> _DIRECTIONS_: In the material below, list every line carrying the string "React".

> _STORED ROWS_:

******************************

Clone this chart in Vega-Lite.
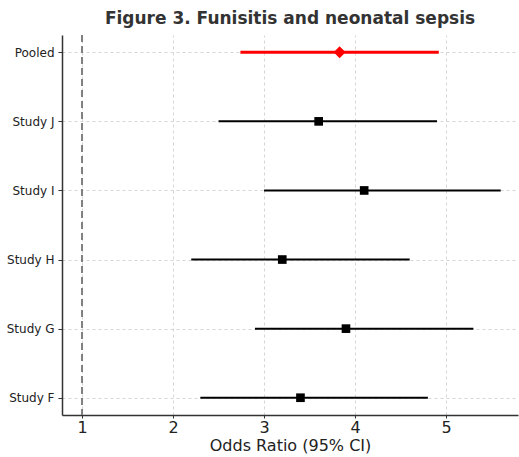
{
  "$schema": "https://vega.github.io/schema/vega-lite/v6.json",
  "autosize": "none",
  "width": 456,
  "height": 380,
  "padding": {"left": 62, "top": 35, "right": 1, "bottom": 42},
  "background": "white",
  "title": {
    "text": "Figure 3. Funisitis and neonatal sepsis",
    "font": "DejaVu Sans",
    "fontSize": 17,
    "fontWeight": "bold",
    "color": "#333333",
    "offset": 6,
    "anchor": "middle"
  },
  "config": {
    "view": {"stroke": null},
    "axis": {
      "labelFont": "DejaVu Sans",
      "titleFont": "DejaVu Sans",
      "gridColor": "#cccccc",
      "gridDash": [3, 3],
      "gridWidth": 0.8,
      "domainColor": "#333333",
      "domainWidth": 1.5,
      "tickColor": "#333333",
      "labelColor": "#222222",
      "titleColor": "#222222"
    }
  },
  "data": {
    "values": [
      {"study": "Pooled", "or": 3.83, "lo": 2.74, "hi": 4.92, "kind": "pooled"},
      {"study": "Study J", "or": 3.6, "lo": 2.5, "hi": 4.9, "kind": "study"},
      {"study": "Study I", "or": 4.1, "lo": 3.0, "hi": 5.6, "kind": "study"},
      {"study": "Study H", "or": 3.2, "lo": 2.2, "hi": 4.6, "kind": "study"},
      {"study": "Study G", "or": 3.9, "lo": 2.9, "hi": 5.3, "kind": "study"},
      {"study": "Study F", "or": 3.4, "lo": 2.3, "hi": 4.8, "kind": "study"}
    ]
  },
  "encoding": {
    "y": {
      "field": "study",
      "type": "nominal",
      "sort": ["Pooled", "Study J", "Study I", "Study H", "Study G", "Study F"],
      "scale": {"type": "point", "padding": 0.25},
      "axis": {
        "title": null,
        "labelFontSize": 12,
        "labelPadding": 4,
        "tickSize": 4,
        "grid": true
      }
    }
  },
  "layer": [
    {
      "data": {"values": [{"ref": 1}]},
      "mark": {"type": "rule", "color": "#808080", "strokeWidth": 2, "strokeDash": [7, 4]},
      "encoding": {
        "x": {"field": "ref", "type": "quantitative"},
        "y": null
      }
    },
    {
      "mark": {"type": "rule"},
      "encoding": {
        "x": {
          "field": "lo",
          "type": "quantitative",
          "scale": {"domain": [0.78, 5.79], "nice": false, "zero": false},
          "axis": {
            "title": "Odds Ratio (95% CI)",
            "titleFontSize": 16,
            "titleFontWeight": "normal",
            "titlePadding": 2,
            "labelFontSize": 16,
            "values": [1, 2, 3, 4, 5],
            "format": "d",
            "tickSize": 3,
            "labelPadding": 1,
            "grid": true
          }
        },
        "x2": {"field": "hi"},
        "strokeWidth": {
          "field": "kind",
          "type": "nominal",
          "scale": {"domain": ["pooled", "study"], "range": [3, 2]},
          "legend": null
        },
        "color": {
          "field": "kind",
          "type": "nominal",
          "scale": {"domain": ["pooled", "study"], "range": ["#ff0000", "#000000"]},
          "legend": null
        }
      }
    },
    {
      "mark": {"type": "point", "filled": true, "opacity": 1},
      "encoding": {
        "x": {"field": "or", "type": "quantitative"},
        "shape": {
          "field": "kind",
          "type": "nominal",
          "scale": {"domain": ["pooled", "study"], "range": ["diamond", "square"]},
          "legend": null
        },
        "size": {
          "field": "kind",
          "type": "nominal",
          "scale": {"domain": ["pooled", "study"], "range": [140, 75]},
          "legend": null
        },
        "color": {
          "field": "kind",
          "type": "nominal",
          "scale": {"domain": ["pooled", "study"], "range": ["#ff0000", "#000000"]},
          "legend": null
        }
      }
    }
  ]
}
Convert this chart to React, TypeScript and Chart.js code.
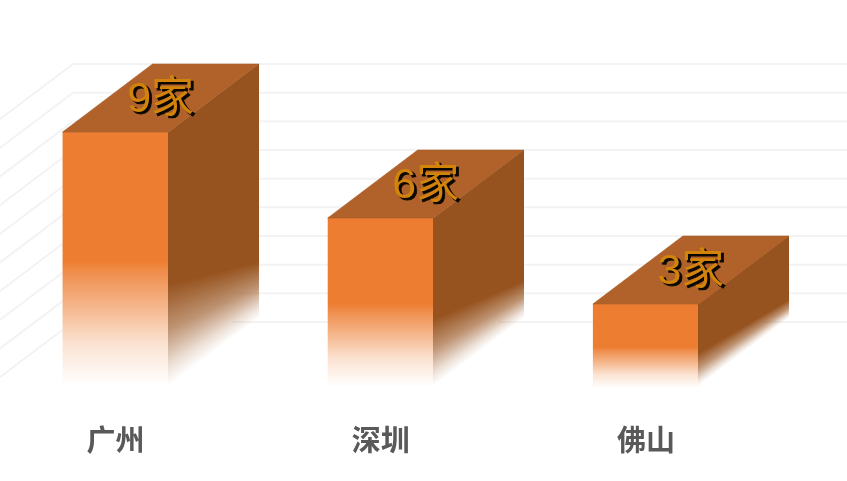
import React, { useEffect, useRef } from "react";
import { Chart, registerables } from "chart.js";

Chart.register(...registerables);

const categories = ["广州", "深圳", "佛山"];
const companies = [9, 6, 3];
const unit = "家";

const DEPTH_X = 90;
const DEPTH_Y = 68;

function frontFade(ctx: CanvasRenderingContext2D, y0: number, y1: number, rgb: string) {
  const g = ctx.createLinearGradient(0, y0, 0, y1);
  g.addColorStop(0, `rgba(${rgb},1)`);
  g.addColorStop(0.5, `rgba(${rgb},1)`);
  g.addColorStop(0.55, `rgba(${rgb},0.85)`);
  g.addColorStop(0.66, `rgba(${rgb},0.6)`);
  g.addColorStop(0.82, `rgba(${rgb},0.22)`);
  g.addColorStop(0.98, `rgba(${rgb},0)`);
  g.addColorStop(1, `rgba(${rgb},0)`);
  return g;
}

// one column of the side face: solid down to `start` (0..1), then fading out
function sideFade(
  ctx: CanvasRenderingContext2D,
  y0: number,
  y1: number,
  start: number,
  rgb: string,
) {
  const g = ctx.createLinearGradient(0, y0, 0, y1);
  const rest = 1 - start;
  g.addColorStop(0, `rgba(${rgb},1)`);
  g.addColorStop(start, `rgba(${rgb},1)`);
  g.addColorStop(start + rest * 0.45, `rgba(${rgb},0.62)`);
  g.addColorStop(start + rest * 0.8, `rgba(${rgb},0.18)`);
  g.addColorStop(1, `rgba(${rgb},0)`);
  return g;
}

const cube3d = {
  id: "cube3d",
  beforeDatasetsDraw(chart: any) {
    const { ctx, scales, width } = chart;
    const y = scales.y;
    const left = chart.chartArea.left;
    ctx.save();
    ctx.lineWidth = 2;
    ctx.strokeStyle = "#f3f3f3";
    y.ticks.forEach((t: any) => {
      const py = y.getPixelForValue(t.value);
      ctx.beginPath();
      ctx.moveTo(left, py);
      ctx.lineTo(left + DEPTH_X, py - DEPTH_Y);
      ctx.lineTo(width, py - DEPTH_Y);
      ctx.stroke();
    });
    // the front faces hide the grid behind them, even where they fade
    ctx.fillStyle = "#ffffff";
    chart.getDatasetMeta(0).data.forEach((bar: any) => {
      ctx.fillRect(bar.x - bar.width / 2, bar.y, bar.width, bar.base - bar.y);
    });
    ctx.restore();
  },
  afterDatasetsDraw(chart: any) {
    const { ctx } = chart;
    const meta = chart.getDatasetMeta(0);
    meta.data.forEach((bar: any, i: number) => {
      const w = bar.width;
      const x0 = bar.x - w / 2;
      const x1 = bar.x + w / 2;
      const top = bar.y;
      const bottom = bar.base - 4;
      const h = bottom - top;

      // side face: one-pixel columns, the fade gets shorter towards the back
      ctx.save();
      const sx = Math.floor(x1);
      for (let c = 0; c <= DEPTH_X; c++) {
        const t = c / DEPTH_X;
        const rise = DEPTH_Y * t;
        const colTop = top - rise;
        const colBottom = bottom - rise;
        if (t < 0.72) {
          ctx.fillStyle = "#ffffff";
          ctx.fillRect(sx + c, colTop + 3, 1, h);
        }
        ctx.fillStyle = sideFade(ctx, colTop, colBottom, 0.6 + 0.18 * t, "151,83,31");
        ctx.fillRect(sx + c, colTop, 1, h);
      }
      ctx.restore();

      // top face
      ctx.save();
      ctx.fillStyle = "#b0622a";
      ctx.strokeStyle = "#a85e28";
      ctx.lineWidth = 0.6;
      ctx.beginPath();
      ctx.moveTo(x0, top);
      ctx.lineTo(x1, top);
      ctx.lineTo(x1 + DEPTH_X, top - DEPTH_Y);
      ctx.lineTo(x0 + DEPTH_X, top - DEPTH_Y);
      ctx.closePath();
      ctx.fill();
      ctx.stroke();
      ctx.restore();

      // value label
      ctx.save();
      ctx.font = '43px "Liberation Sans", "Noto Sans CJK SC", sans-serif';
      ctx.textAlign = "center";
      ctx.textBaseline = "middle";
      const lx = bar.x + DEPTH_X / 2;
      const ly = top - DEPTH_Y / 2 + 2;
      const text = `${companies[i]}${unit}`;
      ctx.fillStyle = "#0c0800";
      ctx.fillText(text, lx + 2.5, ly + 2.5);
      ctx.strokeStyle = "#0c0800";
      ctx.lineWidth = 0.8;
      ctx.strokeText(text, lx + 2.5, ly + 2.5);
      ctx.fillStyle = "#d18409";
      ctx.fillText(text, lx, ly);
      ctx.restore();
    });
  },
};

export default function App() {
  const ref = useRef<HTMLCanvasElement>(null);

  useEffect(() => {
    const chart = new Chart(ref.current as HTMLCanvasElement, {
      type: "bar",
      data: {
        labels: categories,
        datasets: [
          {
            data: companies,
            barPercentage: 0.4,
            categoryPercentage: 1,
            borderWidth: 0,
            backgroundColor: (c: any) => {
              const y = c.chart.scales?.y;
              if (!y || typeof c.raw !== "number") return "#ed7d31";
              const p0 = y.getPixelForValue(c.raw);
              const p1 = y.getPixelForValue(0);
              if (!Number.isFinite(p0) || !Number.isFinite(p1)) return "#ed7d31";
              return frontFade(c.chart.ctx, p0, p1, "237,125,49");
            },
          },
        ],
      },
      options: {
        animation: false,
        responsive: false,
        devicePixelRatio: 1,
        layout: { padding: { top: 132, right: 68.5, left: 0, bottom: 0 } },
        plugins: { legend: { display: false }, tooltip: { enabled: false } },
        scales: {
          x: {
            grid: { display: false },
            border: { display: false },
            afterFit: (s: any) => {
              s.height = 91;
            },
            ticks: {
              padding: 25,
              maxRotation: 0,
              color: "#595959",
              font: { family: '"Noto Sans CJK SC", sans-serif', size: 29, weight: "bold" },
            },
          },
          y: {
            display: false,
            min: 0,
            max: 9,
            ticks: { stepSize: 1 },
          },
        },
      },
      plugins: [cube3d],
    } as any);
    return () => chart.destroy();
  }, []);

  return (
    <div
      style={{
        position: "absolute",
        left: 0,
        top: 0,
        width: 847,
        height: 481,
        overflow: "hidden",
        background: "#fff",
      }}
    >
      <canvas
        ref={ref}
        width={864}
        height={481}
        style={{ position: "absolute", left: -17, top: 0, width: 864, height: 481 }}
      />
    </div>
  );
}
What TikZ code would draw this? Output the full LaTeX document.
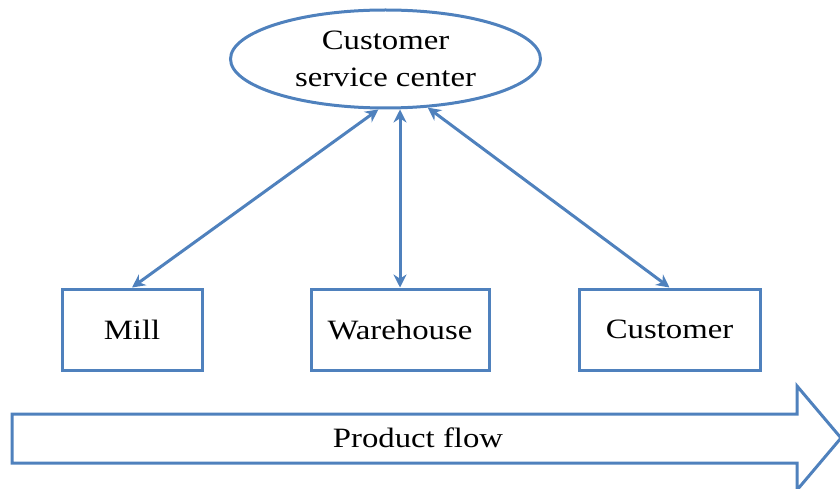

******************************

> _FINAL RESULT_:
Convert this chart to React, TypeScript and Chart.js code.
import React, { useEffect, useRef } from "react";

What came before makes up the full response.